FERMO – Infermieri, non se ne può fare a meno, ma non sono abbastanza. “Ci siamo illusi che le gravi carenze di organico e organizzative messe in luce dall'emergenza Covid potessero essere finalmente superate. I recenti casi di violenza ai danni degli operatori sanitari stanno passando da deplorevole eccezione a triste consuetudine ed è figlia di modelli organizzativi mai attuati” sottolinea Giuseppino Conti, presidente dell’Ordine professionale infermieri dorico.
Presente e futuro di una professione fondamentale sono stati al centro di un incontro dedicato al ‘burnout’, ovvero lo stress provato a lavoro che determina un logorio psicofisico ed emotivo. “La percezione del cittadino-paziente è di scarsa assistenza, liste di attesa lunghe, prestazioni inadeguate senza rendersi conto che non sono gli operatori sanitari, gli infermieri in primis, i responsabili del disservizio, ma che anzi sono le prime vittime di un sistema che va ripensato”.

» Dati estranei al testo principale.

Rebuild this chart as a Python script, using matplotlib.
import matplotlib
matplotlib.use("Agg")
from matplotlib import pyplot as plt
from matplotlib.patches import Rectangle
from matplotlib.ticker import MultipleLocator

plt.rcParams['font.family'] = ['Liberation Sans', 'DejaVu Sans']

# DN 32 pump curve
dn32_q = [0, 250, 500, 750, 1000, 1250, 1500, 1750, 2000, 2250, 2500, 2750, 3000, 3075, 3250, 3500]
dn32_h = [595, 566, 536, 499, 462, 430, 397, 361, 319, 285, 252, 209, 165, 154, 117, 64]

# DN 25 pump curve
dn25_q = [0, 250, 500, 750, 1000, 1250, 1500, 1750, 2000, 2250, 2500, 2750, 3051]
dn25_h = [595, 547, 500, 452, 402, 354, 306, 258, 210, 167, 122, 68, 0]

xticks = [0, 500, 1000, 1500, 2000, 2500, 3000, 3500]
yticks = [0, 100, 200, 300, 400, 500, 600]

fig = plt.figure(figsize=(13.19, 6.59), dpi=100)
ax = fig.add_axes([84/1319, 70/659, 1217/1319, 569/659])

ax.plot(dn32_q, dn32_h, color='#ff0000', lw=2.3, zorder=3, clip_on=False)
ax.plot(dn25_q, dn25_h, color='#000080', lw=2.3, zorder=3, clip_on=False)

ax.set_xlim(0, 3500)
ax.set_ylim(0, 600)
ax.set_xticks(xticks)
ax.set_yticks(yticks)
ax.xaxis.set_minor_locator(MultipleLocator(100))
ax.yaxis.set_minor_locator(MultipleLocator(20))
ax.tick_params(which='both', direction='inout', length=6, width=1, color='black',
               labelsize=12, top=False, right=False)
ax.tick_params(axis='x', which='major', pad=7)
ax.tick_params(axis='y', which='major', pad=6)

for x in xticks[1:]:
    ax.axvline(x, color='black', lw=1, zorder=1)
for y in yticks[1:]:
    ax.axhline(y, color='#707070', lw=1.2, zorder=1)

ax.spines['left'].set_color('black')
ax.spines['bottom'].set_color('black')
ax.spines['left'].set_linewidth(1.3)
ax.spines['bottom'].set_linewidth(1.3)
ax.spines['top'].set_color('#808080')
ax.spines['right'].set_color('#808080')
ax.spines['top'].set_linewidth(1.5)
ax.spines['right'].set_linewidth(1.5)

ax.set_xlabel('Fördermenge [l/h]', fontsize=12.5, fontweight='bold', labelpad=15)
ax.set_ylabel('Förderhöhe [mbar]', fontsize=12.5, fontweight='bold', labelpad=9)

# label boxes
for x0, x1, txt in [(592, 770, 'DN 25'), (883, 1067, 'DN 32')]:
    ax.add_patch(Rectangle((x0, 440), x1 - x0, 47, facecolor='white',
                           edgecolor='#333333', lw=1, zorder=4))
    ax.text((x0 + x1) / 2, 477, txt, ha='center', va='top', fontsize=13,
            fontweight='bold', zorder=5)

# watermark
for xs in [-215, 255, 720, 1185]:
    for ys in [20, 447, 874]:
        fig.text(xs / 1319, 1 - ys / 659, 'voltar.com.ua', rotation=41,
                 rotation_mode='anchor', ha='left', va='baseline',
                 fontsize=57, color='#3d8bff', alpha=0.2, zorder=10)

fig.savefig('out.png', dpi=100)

Di fronte a questo quadro, Coni non ha dubbi: “Urgente attivare gli infermieri di famiglia e di comunità nel rispetto di un modello organizzativo che prevede queste figure e che tuttavia non sono ancora state attivate”. In Italia mancano 65mila infermieri, ce ne sono attivi 460mila e altri 30mila hanno scelto di andare all’estero.

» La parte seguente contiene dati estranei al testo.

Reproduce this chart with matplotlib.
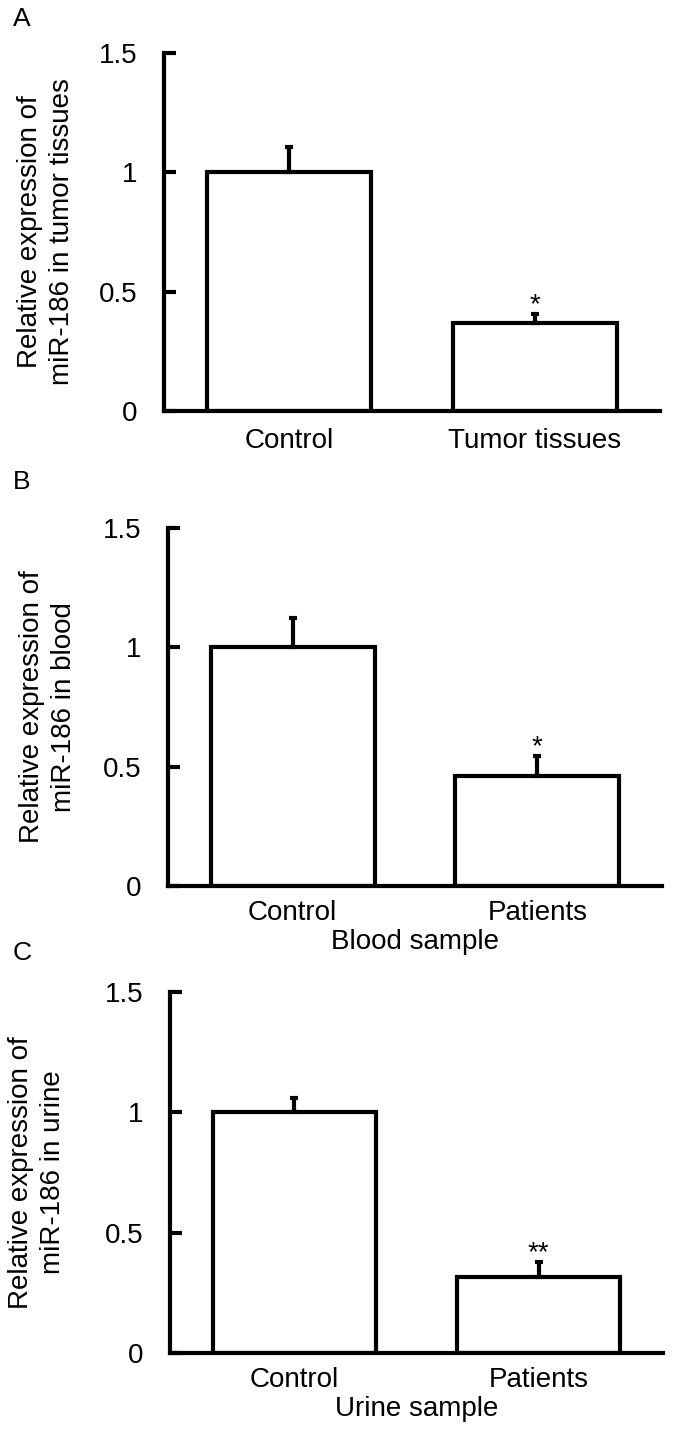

“Il 60% di infermieri dichiara di sentire uno stress cronico persistente, appunto il burnout. Le motivazioni spaziano dagli aspetti economici e dalla difficoltà di progressione dello stipendio, a quelli organizzativi, al welfare che influenza le scelte professionali e che mette in difficoltà la conciliazione del sistema vita lavorativa - vita personale anche ricordando che il 78% degli infermieri sono donne” hanno ribadito i vertici dell’ordine.
Che hanno infine ricordato a tutti come “in un paese sempre più anziano sia necessario avere infermieri pronti e preparati. Se non si interviene oggi, magari con un commissario straordinario che incida sulla carenza, ci troveremo tra qualche anno senza professionisti”.